----- Given records

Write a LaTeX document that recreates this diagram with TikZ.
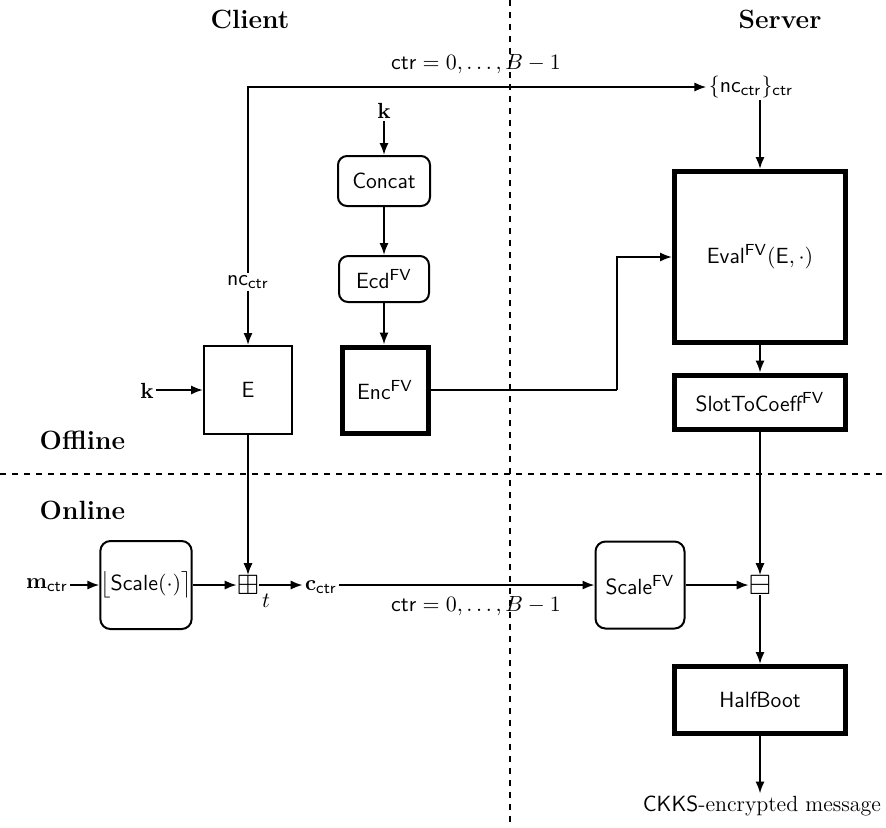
\documentclass[tikz,border=0pt]{standalone}
\usepackage{amsmath,amssymb}
\usetikzlibrary{arrows.meta}
\begin{document}
\fontsize{11}{13.5}\selectfont
\begin{tikzpicture}[x=0.5pt,y=-0.5pt,
  arr/.style={-{Latex[length=6pt,width=4.6pt]}, line width=1pt},
  ln/.style={line width=1pt},
  sqbox/.style={draw, line width=1pt, font=\sffamily, minimum width=44pt, minimum height=44pt, inner sep=1pt},
  thkbox/.style={draw, line width=2.5pt, font=\sffamily, inner sep=1pt},
  rbox/.style={draw, line width=1pt, rounded corners=4.5pt, font=\sffamily, inner sep=1pt},
  hdr/.style={font=\fontsize{13.2}{16}\selectfont\bfseries},
  lbl/.style={inner sep=1pt},
  opsym/.style={inner sep=0pt, font=\fontsize{14}{16}\selectfont},
  sep/.style={dashed, line width=1pt}
]
\useasboundingbox (0,0) rectangle (886,827);
% separators
\draw[sep] (510,0) -- (510,827);
\draw[sep] (0,474) -- (886,474);
% headers
\node[hdr] (client) at (250,19) {Client};
\node[hdr] (server) at (780,19) {Server};
\node[hdr, anchor=west] (offline) at (32,440) {Offline};
\node[hdr, anchor=west] (online) at (32,510) {Online};
% offline client
\node[sqbox] (E) at (248,390) {E};
\node[lbl] (k1) at (147,391) {$\mathbf{k}$};
\node[lbl] (nc) at (248,282) {$\mathsf{nc}_{\mathsf{ctr}}$};
\node[lbl] (k2) at (384,111) {$\mathbf{k}$};
\node[rbox, minimum width=46pt, minimum height=25pt] (concat) at (384,181) {Concat};
\node[rbox, minimum width=45pt, minimum height=23pt] (ecd) at (384,279) {Ecd$^{\mathsf{FV}}$};
\node[thkbox, minimum width=43pt, minimum height=43pt] (enc) at (385,390) {Enc$^{\mathsf{FV}}$};
% server offline
\node[lbl] (ncset) at (751,87) {$\{\mathsf{nc}_{\mathsf{ctr}}\}_{\mathsf{ctr}}$};
\node[lbl] (ctrtop) at (476,64) {$\mathsf{ctr}=0,\ldots,B-1$};
\node[thkbox, minimum width=85.5pt, minimum height=85.5pt] (eval) at (760,257) {Eval$^{\mathsf{FV}}(\mathsf{E},\cdot)$};
\node[thkbox, minimum width=85.5pt, minimum height=27pt] (slot) at (760,402) {SlotToCoeff$^{\mathsf{FV}}$};
\coordinate (bend) at (617,390);
% online
\node[lbl] (m) at (47,585) {$\mathbf{m}_{\mathsf{ctr}}$};
\node[rbox, rounded corners=5pt, minimum width=44pt, minimum height=44pt, inner sep=0pt] (scale) at (146,585) {$\bigl\lfloor\mathsf{Scale}(\cdot)\bigr\rceil$};
\node[opsym] (plus) at (248,585) {$\boxplus$};
\node[lbl] (t) at (266,601) {$t$};
\node[lbl] (c) at (321,587) {$\mathbf{c}_{\mathsf{ctr}}$};
\node[lbl] (ctrbot) at (476,606) {$\mathsf{ctr}=0,\ldots,B-1$};
\node[rbox, rounded corners=5pt, minimum width=44.5pt, minimum height=43.5pt] (scalefv) at (640,585) {Scale$^{\mathsf{FV}}$};
\node[opsym] (minus) at (760,585) {$\boxminus$};
\node[thkbox, minimum width=85.5pt, minimum height=33.5pt] (half) at (760,700) {HalfBoot};
\node[lbl] (ckks) at (762,806) {\textsf{CKKS}-encrypted message};
% connectors
\draw[arr] (nc.north) |- (ncset.west);
\draw[arr] (nc.south) -- (E.north);
\draw[arr] (k1.east |- E.west) -- (E.west);
\draw[arr] (k2.south) -- (concat.north);
\draw[arr] (concat.south) -- (ecd.north);
\draw[arr] (ecd.south) -- (ecd.south |- enc.north);
\draw[ln] (enc.east) -- (bend);
\draw[arr] (bend) |- (eval.west);
\draw[arr] (ncset.south -| eval.north) -- (eval.north);
\draw[arr] (eval.south) -- (slot.north);
\draw[arr] (slot.south) -- (minus.north);
\draw[arr] (m.east |- scale.west) -- (scale.west);
\draw[arr] (scale.east) -- (plus.west);
\draw[arr] (E.south) -- (plus.north);
\draw[arr] (plus.east) -- (plus.east -| c.west);
\draw[arr] (c.east |- scalefv.west) -- (scalefv.west);
\draw[arr] (scalefv.east) -- (minus.west);
\draw[arr] (minus.south) -- (half.north);
\draw[arr] (half.south) -- (half.south |- ckks.north);
\end{tikzpicture}
\end{document}
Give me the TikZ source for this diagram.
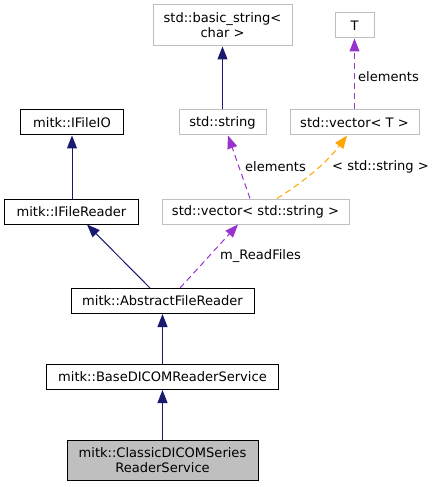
\documentclass[tikz,border=0pt]{standalone}
\usepackage{fontspec}
\setmainfont{DejaVu Sans}
\usetikzlibrary{arrows.meta}
\definecolor{navy}{HTML}{191970}
\definecolor{orchid}{HTML}{9A32CD}
\definecolor{orng}{HTML}{FFA500}
\definecolor{grayb}{HTML}{BFBFBF}
\begin{document}
\begin{tikzpicture}[x=1bp,y=-1bp,
  every node/.style={font=\fontsize{13.1}{15}\selectfont},
  blk/.style={draw=black, line width=1bp, inner sep=0, minimum height=25bp, align=center},
  gry/.style={draw=grayb, line width=1bp, inner sep=0, minimum height=25bp, align=center},
  inh/.style={draw=navy, line width=1bp, -{Triangle[length=13bp,width=10bp]}},
  usage/.style={draw=orchid, line width=1bp, dash pattern=on 6bp off 4bp, -{Triangle[length=13bp,width=10bp]}},
  tmpl/.style={draw=orng, line width=1bp, dash pattern=on 6bp off 4bp, -{Triangle[length=13bp,width=10bp]}},
  lbl/.style={anchor=west, inner sep=0}
]
\useasboundingbox (0,0) rectangle (432,487);
% nodes
\node[gry, minimum width=139bp, minimum height=41bp] (bs) at (222.5,25.5) {std::basic\_string<\\char >};
\node[gry, minimum width=39bp] (T) at (354.5,25.5) {T};
\node[blk, minimum width=102bp] (io) at (72,122.5) {mitk::IFileIO};
\node[gry, minimum width=87bp] (str) at (222.5,122.5) {std::string};
\node[gry, minimum width=129bp] (vt) at (354.5,122.5) {std::vector< T >};
\node[blk, minimum width=133bp] (fr) at (71.5,211.5) {mitk::IFileReader};
\node[gry, minimum width=187bp] (vs) at (255.5,211.5) {std::vector< std::string >};
\node[blk, minimum width=183bp] (afr) at (162.5,301) {mitk::AbstractFileReader};
\node[blk, minimum width=231bp] (base) at (162.5,377) {mitk::BaseDICOMReaderService};
\node[blk, fill=grayb, minimum width=191bp, minimum height=40bp] (cls) at (162.5,460) {mitk::ClassicDICOMSeries\\ReaderService};
% edges
\draw[inh] (fr.north -| io.south) -- (io.south);
\draw[inh] (str.north) -- (bs.south);
\draw[usage] (vt.north) -- (T.south);
\draw[usage] ([xshift=-5.5bp]vs.north) -- ([xshift=5.5bp]str.south);
\draw[tmpl] ([xshift=21.5bp]vs.north) .. controls (300,184) and (325,165) .. ([xshift=-7.5bp]vt.south);
\draw[inh] ([xshift=-12.5bp]afr.north) -- ([xshift=15.5bp]fr.south);
\draw[usage] ([xshift=17.5bp]afr.north) -- ([xshift=-17.5bp]vs.south);
\draw[inh] (base.north) -- (afr.south);
\draw[inh] (cls.north) -- (base.south);
% labels
\node[lbl] (l1) at (358,77) {elements};
\node[lbl] (l2) at (245,167) {elements};
\node[lbl] (l3) at (332,167) {< std::string >};
\node[lbl] (l4) at (220,256) {m\_ReadFiles};
\end{tikzpicture}
\end{document}
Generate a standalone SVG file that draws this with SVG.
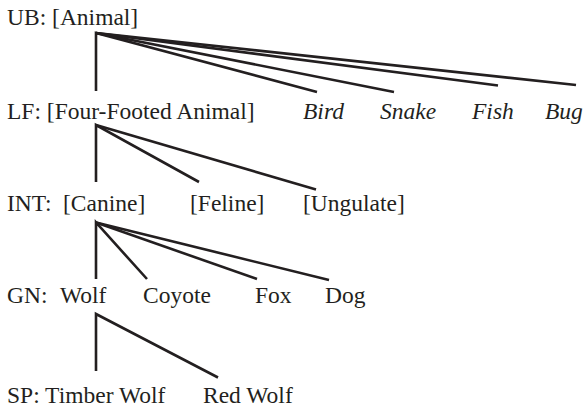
<svg xmlns="http://www.w3.org/2000/svg" width="583" height="411" viewBox="0 0 583 411">
<style>
text{font-family:"Liberation Serif","Times New Roman",serif;font-size:23.5px;fill:#231f20}
.it{font-style:italic}
.e{stroke:#231f20;stroke-width:2.6;fill:none;stroke-linecap:butt;stroke-linejoin:miter}
</style>
<rect width="583" height="411" fill="#fff"/>
<g id="connectors" class="e">
<path d="M96,91 V33 L317,92"/>
<path d="M96,33 L394,92"/>
<path d="M96,33 L498,85.5"/>
<path d="M96,33 L576,85"/>
<path d="M96,182 V125 L199,182"/>
<path d="M96,125 L316,189.5"/>
<path d="M96,279 V222.5 L147,279"/>
<path d="M96,222.5 L257,279"/>
<path d="M96,222.5 L329,280"/>
<path d="M96,371 V314 L218,377.5"/>
</g>
<g id="n-animal"><text x="7" y="25">UB: [Animal]</text></g>
<g id="n-fourfooted"><text x="7" y="119">LF: [Four-Footed Animal]</text></g>
<g id="n-bird"><text class="it" x="303" y="119">Bird</text></g>
<g id="n-snake"><text class="it" x="380" y="119">Snake</text></g>
<g id="n-fish"><text class="it" x="472" y="119">Fish</text></g>
<g id="n-bug"><text class="it" x="545" y="119">Bug</text></g>
<g id="n-canine"><text x="7" y="211">INT:</text><text x="63" y="211">[Canine]</text></g>
<g id="n-feline"><text x="190" y="211">[Feline]</text></g>
<g id="n-ungulate"><text x="303" y="211">[Ungulate]</text></g>
<g id="n-wolf"><text x="7" y="303">GN:</text><text x="60" y="303">Wolf</text></g>
<g id="n-coyote"><text x="143" y="303">Coyote</text></g>
<g id="n-fox"><text x="255" y="303">Fox</text></g>
<g id="n-dog"><text x="325" y="303">Dog</text></g>
<g id="n-timberwolf"><text x="7" y="403">SP: Timber Wolf</text></g>
<g id="n-redwolf"><text x="203" y="403">Red Wolf</text></g>
</svg>
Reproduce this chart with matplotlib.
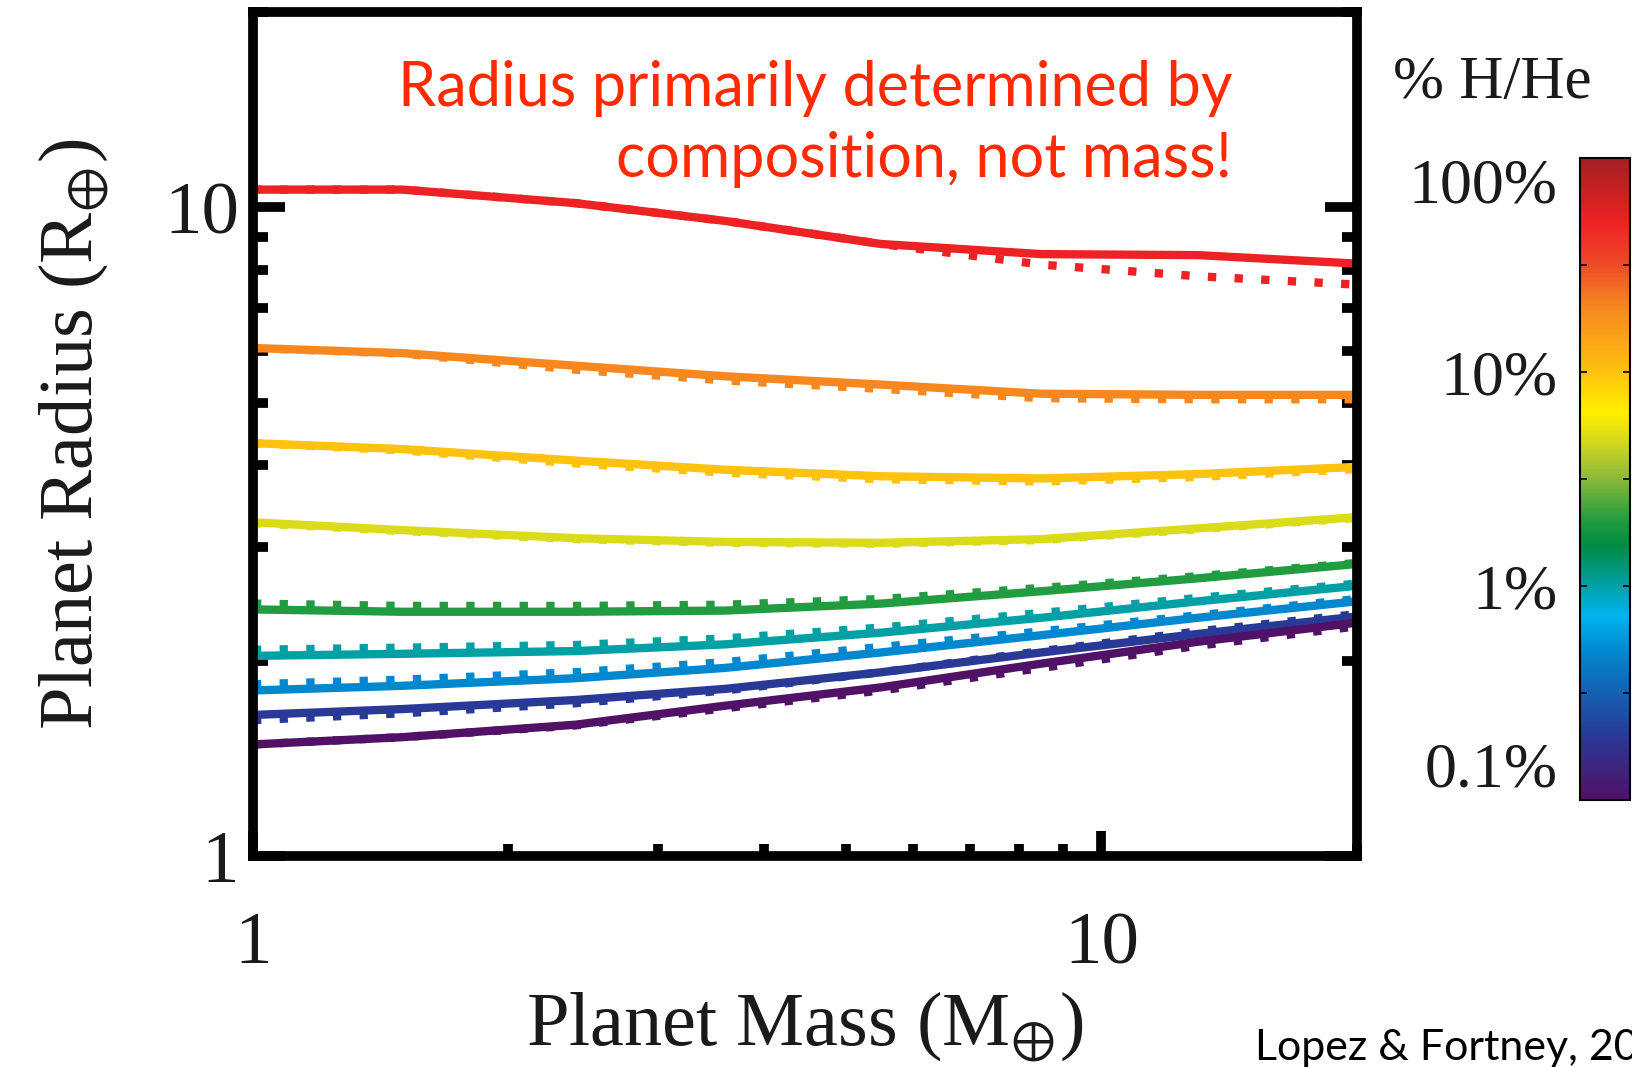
import numpy as np
import matplotlib
matplotlib.use("Agg")
import matplotlib.pyplot as plt
from matplotlib.colors import LinearSegmentedColormap, LogNorm
from matplotlib.cm import ScalarMappable
from matplotlib.ticker import LogLocator, NullFormatter, FixedLocator

# planet mass grid (Earth masses)
mass = [1, 1.5, 2.4, 3.6, 5.5, 8.5, 13, 20]

# H/He envelope fraction (%) of each curve, top to bottom
hhe_pct = [50, 20, 10, 5, 2, 1, 0.5, 0.2, 0.1]

# solid curves: radius (Earth radii)
r_50 = [10.65, 10.65, 10.15, 9.53, 8.78, 8.47, 8.44, 8.19]
r_20 = [6.07, 5.96, 5.70, 5.49, 5.33, 5.16, 5.14, 5.14]
r_10 = [4.33, 4.24, 4.07, 3.94, 3.85, 3.82, 3.88, 3.98]
r_5 = [3.27, 3.18, 3.09, 3.05, 3.04, 3.08, 3.20, 3.33]
r_2 = [2.40, 2.38, 2.38, 2.39, 2.45, 2.56, 2.68, 2.82]
r_1 = [2.035, 2.05, 2.07, 2.12, 2.21, 2.33, 2.47, 2.61]
r_05 = [1.80, 1.83, 1.88, 1.95, 2.06, 2.19, 2.33, 2.47]
r_02 = [1.65, 1.685, 1.74, 1.81, 1.92, 2.06, 2.20, 2.34]
r_01 = [1.486, 1.525, 1.594, 1.705, 1.82, 1.98, 2.14, 2.29]

# dotted curves: radius (Earth radii)
d_50 = [10.65, 10.65, 10.15, 9.53, 8.78, 8.16, 7.83, 7.60]
d_20 = [6.07, 5.95, 5.62, 5.41, 5.25, 5.08, 5.06, 5.06]
d_10 = [4.33, 4.22, 4.03, 3.90, 3.81, 3.78, 3.84, 3.95]
d_5 = [3.26, 3.17, 3.08, 3.04, 3.03, 3.07, 3.19, 3.32]
d_2 = [2.45, 2.43, 2.43, 2.44, 2.49, 2.59, 2.70, 2.83]
d_1 = [2.08, 2.095, 2.115, 2.165, 2.25, 2.37, 2.50, 2.63]
d_05 = [1.84, 1.87, 1.92, 1.99, 2.10, 2.22, 2.35, 2.49]
d_02 = [1.62, 1.66, 1.72, 1.80, 1.92, 2.07, 2.22, 2.36]
d_01 = [1.486, 1.525, 1.59, 1.69, 1.80, 1.95, 2.11, 2.26]

solid = [r_50, r_20, r_10, r_5, r_2, r_1, r_05, r_02, r_01]
dotted = [d_50, d_20, d_10, d_5, d_2, d_1, d_05, d_02, d_01]

# colour scale anchors (fraction along log 0.1%..100%)
anchors = [
    (0.0, "#511166"), (0.1, "#283a97"), (0.233, "#0089cf"), (0.286, "#00b4f0"),
    (0.333, "#00a0a6"), (0.395, "#008c44"), (0.434, "#1f9b40"), (0.5, "#8ab83a"),
    (0.566, "#dedc18"), (0.604, "#fff000"), (0.667, "#ffc20e"), (0.767, "#f6891f"),
    (0.836, "#ee4a24"), (0.9, "#ee2224"), (1.0, "#a31f22"),
]
cmap = LinearSegmentedColormap.from_list("hhe", anchors)
norm = LogNorm(0.1, 100)

plt.rcParams.update({"font.family": "Liberation Serif", "mathtext.fontset": "stix"})
ink = "#1a1a1a"

fig = plt.figure(figsize=(16.33, 10.67), dpi=100)
ax = fig.add_axes([0.1549, 0.1977, 0.676, 0.791])

for pct, rs, rd in zip(hhe_pct, solid, dotted):
    c = cmap(norm(pct))
    ax.plot(mass, rd, color=c, lw=6, ls=(0, (1, 2.2)), dash_capstyle="butt")
    ax.plot(mass, rs, color=c, lw=6, solid_capstyle="butt")

ax.set_xscale("log")
ax.set_yscale("log")
ax.set_xlim(1, 20)
ax.set_ylim(1, 20)

for s in ax.spines.values():
    s.set_linewidth(7)

ax.set_xticks([1, 10], labels=["1", "10"])
ax.set_yticks([1, 10], labels=["1", "10"])
ax.xaxis.set_minor_locator(LogLocator(base=10, subs=np.arange(2, 10)))
ax.yaxis.set_minor_locator(LogLocator(base=10, subs=np.arange(2, 10)))
ax.xaxis.set_minor_formatter(NullFormatter())
ax.yaxis.set_minor_formatter(NullFormatter())

ax.tick_params(axis="x", which="major", direction="in", length=18, width=7,
               pad=40, labelsize=54, labelcolor=ink, top=False)
ax.tick_params(axis="x", which="minor", direction="in", length=9, width=7, top=False)
ax.tick_params(axis="y", which="major", direction="in", length=23, width=7,
               left=True, right=True, pad=10, labelsize=54, labelcolor=ink)
ax.tick_params(axis="y", which="minor", direction="in", length=11, width=7,
               left=True, right=True)

ax.set_xlabel(r"Planet Mass (M$_{\oplus}$)", fontsize=55, color=ink, labelpad=8)
ax.set_ylabel(r"Planet Radius (R$_{\oplus}$)", fontsize=55, color=ink, labelpad=38)

# colour bar
cax = fig.add_axes([0.9675, 0.2502, 0.0306, 0.6017])
cb = fig.colorbar(ScalarMappable(norm=norm, cmap=cmap), cax=cax)
cb.outline.set_linewidth(1.5)
cb.set_ticks([0.1, 1, 10, 100], labels=["0.1%", "1%", "10%", "100%"])
cax.yaxis.set_minor_locator(FixedLocator([10 ** -0.5, 10 ** 0.5, 10 ** 1.5]))
cax.yaxis.set_minor_formatter(NullFormatter())
cax.tick_params(which="both", direction="in", left=True, right=True,
                labelleft=True, labelright=False, length=5, width=1.2,
                labelsize=46, labelcolor=ink, pad=16)
tl = cax.get_yticklabels()
tl[0].set_va("bottom")
tl[-1].set_va("top")

fig.text(0.9137, 0.9222, "% H/He", ha="center", va="center", fontsize=44, color=ink)

red = "#ff2a00"
fig.text(0.7544, 0.9007, "Radius primarily determined by", ha="right",
         va="baseline", fontsize=44, color=red, family="Lato")
fig.text(0.7544, 0.8341, "composition, not mass!", ha="right",
         va="baseline", fontsize=44, color=red, family="Lato")

fig.text(0.7685, 0.0066, "Lopez & Fortney, 2014", ha="left", va="baseline",
         fontsize=31, color="black", family="Lato")

fig.savefig("out.png", dpi=100)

----------

**Brief:** Begin with the line where "Generate a standalone" appears and end with the line where "hhe_pct = [50, 20, 10, 5, 2, 1, 0.5, 0.2, 0.1]" appears. Copy only that stretch, exactly, with no pictures.

**Answer:**
Generate a standalone SVG file that draws this with SVG.
<svg xmlns="http://www.w3.org/2000/svg" width="583" height="411" viewBox="0 0 583 411">
<style>
text{font-family:"Liberation Serif","Times New Roman",serif;font-size:23.5px;fill:#231f20}
.it{font-style:italic}
.e{stroke:#231f20;stroke-width:2.6;fill:none;stroke-linecap:butt;stroke-linejoin:miter}
</style>
<rect width="583" height="411" fill="#fff"/>
<g id="connectors" class="e">
<path d="M96,91 V33 L317,92"/>
<path d="M96,33 L394,92"/>
<path d="M96,33 L498,85.5"/>
<path d="M96,33 L576,85"/>
<path d="M96,182 V125 L199,182"/>
<path d="M96,125 L316,189.5"/>
<path d="M96,279 V222.5 L147,279"/>
<path d="M96,222.5 L257,279"/>
<path d="M96,222.5 L329,280"/>
<path d="M96,371 V314 L218,377.5"/>
</g>
<g id="n-animal"><text x="7" y="25">UB: [Animal]</text></g>
<g id="n-fourfooted"><text x="7" y="119">LF: [Four-Footed Animal]</text></g>
<g id="n-bird"><text class="it" x="303" y="119">Bird</text></g>
<g id="n-snake"><text class="it" x="380" y="119">Snake</text></g>
<g id="n-fish"><text class="it" x="472" y="119">Fish</text></g>
<g id="n-bug"><text class="it" x="545" y="119">Bug</text></g>
<g id="n-canine"><text x="7" y="211">INT:</text><text x="63" y="211">[Canine]</text></g>
<g id="n-feline"><text x="190" y="211">[Feline]</text></g>
<g id="n-ungulate"><text x="303" y="211">[Ungulate]</text></g>
<g id="n-wolf"><text x="7" y="303">GN:</text><text x="60" y="303">Wolf</text></g>
<g id="n-coyote"><text x="143" y="303">Coyote</text></g>
<g id="n-fox"><text x="255" y="303">Fox</text></g>
<g id="n-dog"><text x="325" y="303">Dog</text></g>
<g id="n-timberwolf"><text x="7" y="403">SP: Timber Wolf</text></g>
<g id="n-redwolf"><text x="203" y="403">Red Wolf</text></g>
</svg>
Reproduce this chart with matplotlib.
import numpy as np
import matplotlib
matplotlib.use("Agg")
import matplotlib.pyplot as plt
from matplotlib.colors import LinearSegmentedColormap, LogNorm
from matplotlib.cm import ScalarMappable
from matplotlib.ticker import LogLocator, NullFormatter, FixedLocator

# planet mass grid (Earth masses)
mass = [1, 1.5, 2.4, 3.6, 5.5, 8.5, 13, 20]

# H/He envelope fraction (%) of each curve, top to bottom
hhe_pct = [50, 20, 10, 5, 2, 1, 0.5, 0.2, 0.1]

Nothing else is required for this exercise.